Created attachment 25665 [details] The preprocessed source Not totally sure if a glibc or gcc bug, but anyway: GCC 4.6.2 causes the following code to get into an infinite loop in strcpy if compiled with gcc -std=c99 -Os -D_FORTIFY_SOURCE=2 #include <argp.h> #include <string.h> int main (void) { char buf[1024]; char* str = "hello"; strcpy (buf, str); return 0; } It seems that something in the #includes is pulling in the following definition for strcpy: extern __inline char * strcpy (char *__restrict __dest, const char *__restrict __src) { return __builtin___strcpy_chk (__dest, __src, __builtin_object_size (__dest, 2 > 1)); } ...and then the __builtin_strcpy_chk seems to turn back into strcpy (due to -Os?): 00000035 <strcpy>: 35: 55 push %ebp 36: 89 e5 mov %esp,%ebp 38: 5d pop %ebp 39: e9 fc ff ff ff jmp 3a <strcpy+0x5> 3a: R_386_PC32 strcpy ...which then causes the infinite loop. gcc -v: Using built-in specs. COLLECT_GCC=gcc COLLECT_LTO_WRAPPER=/usr/lib/gcc/i486-linux-gnu/4.6/lto-wrapper Target: i486-linux-gnu Configured with: ../src/configure -v --with-pkgversion='Debian 4.6.2-2' --with-bugurl=file:///usr/share/doc/gcc-4.6/README.Bugs --enable-languages=c,c++,fortran,objc,obj-c++,go --prefix=/usr --program-suffix=-4.6 --enable-shared --enable-linker-build-id --with-system-zlib --libexecdir=/usr/lib --without-included-gettext --enable-threads=posix --with-gxx-include-dir=/usr/include/c++/4.6 --libdir=/usr/lib --enable-nls --enable-clocale=gnu --enable-libstdcxx-debug --enable-libstdcxx-time=yes --enable-plugin --enable-objc-gc --enable-targets=all --with-arch-32=i586 --with-tune=generic --enable-checking=release --build=i486-linux-gnu --host=i486-linux-gnu --target=i486-linux-gnu Thread model: posix gcc version 4.6.2 (Debian 4.6.2-2)
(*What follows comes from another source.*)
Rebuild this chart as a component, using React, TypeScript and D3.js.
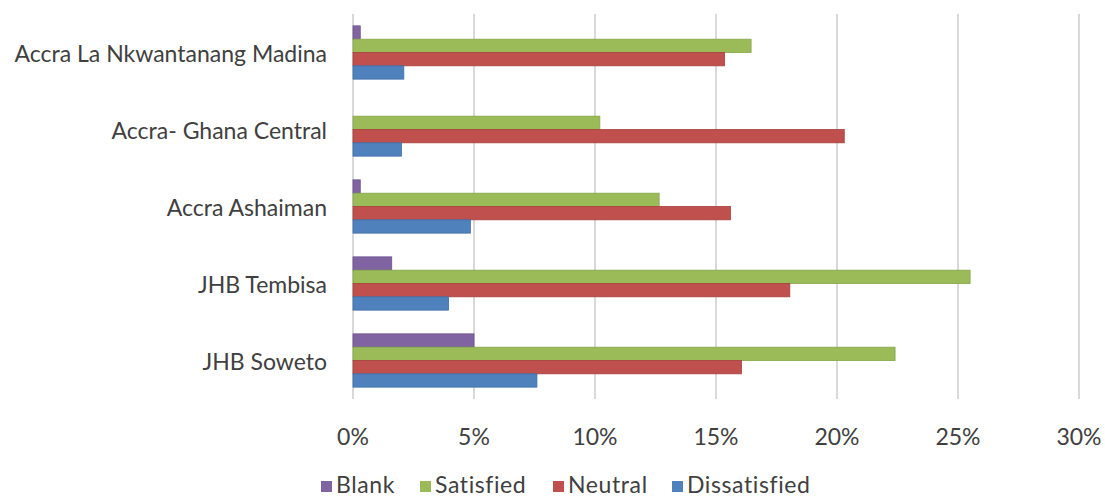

extern __inline char * strcpy (char *__restrict __dest, const char *__restrict __src) this should be marked with __attribute__((gnu_inline)), otherwise it won't work with -std=c99. GCC fix-includes glibc headers for this, so this is a packaging bug on the debian side, please file it there.
Maybe GCC fixes the GLIBC headers, but how is it supposed to work if the GLIBC is reinstalled after GCC? This solution doesn't really seem to scale very well given the chicken and egg problem between GCC and GLIBC.
$ pwd /home/users/arekm/gcc-4.6.2/host-x86_64-unknown-linux-gnu/stage1-gcc/include-fixed $ LC_ALL=C grep -r strcpy . ./nss/secport.h:#define PORT_Strcpy strcpy grep: ./qt4/phonon: No such file or directory ./slang/slang.h:SL_EXTERN char *SLstrcpy(register char *, register char *); Actually I don't see gcc fixincl fixing these glibc headers.
(In reply to comment #3) > $ pwd > /home/users/arekm/gcc-4.6.2/host-x86_64-unknown-linux-gnu/stage1-gcc/include-fixed > $ LC_ALL=C grep -r strcpy . > ./nss/secport.h:#define PORT_Strcpy strcpy > grep: ./qt4/phonon: No such file or directory > ./slang/slang.h:SL_EXTERN char *SLstrcpy(register char *, register char *); > > Actually I don't see gcc fixincl fixing these glibc headers. gcc's fixincl doesn't touch <bits/string3.h> which redefines some str* functions.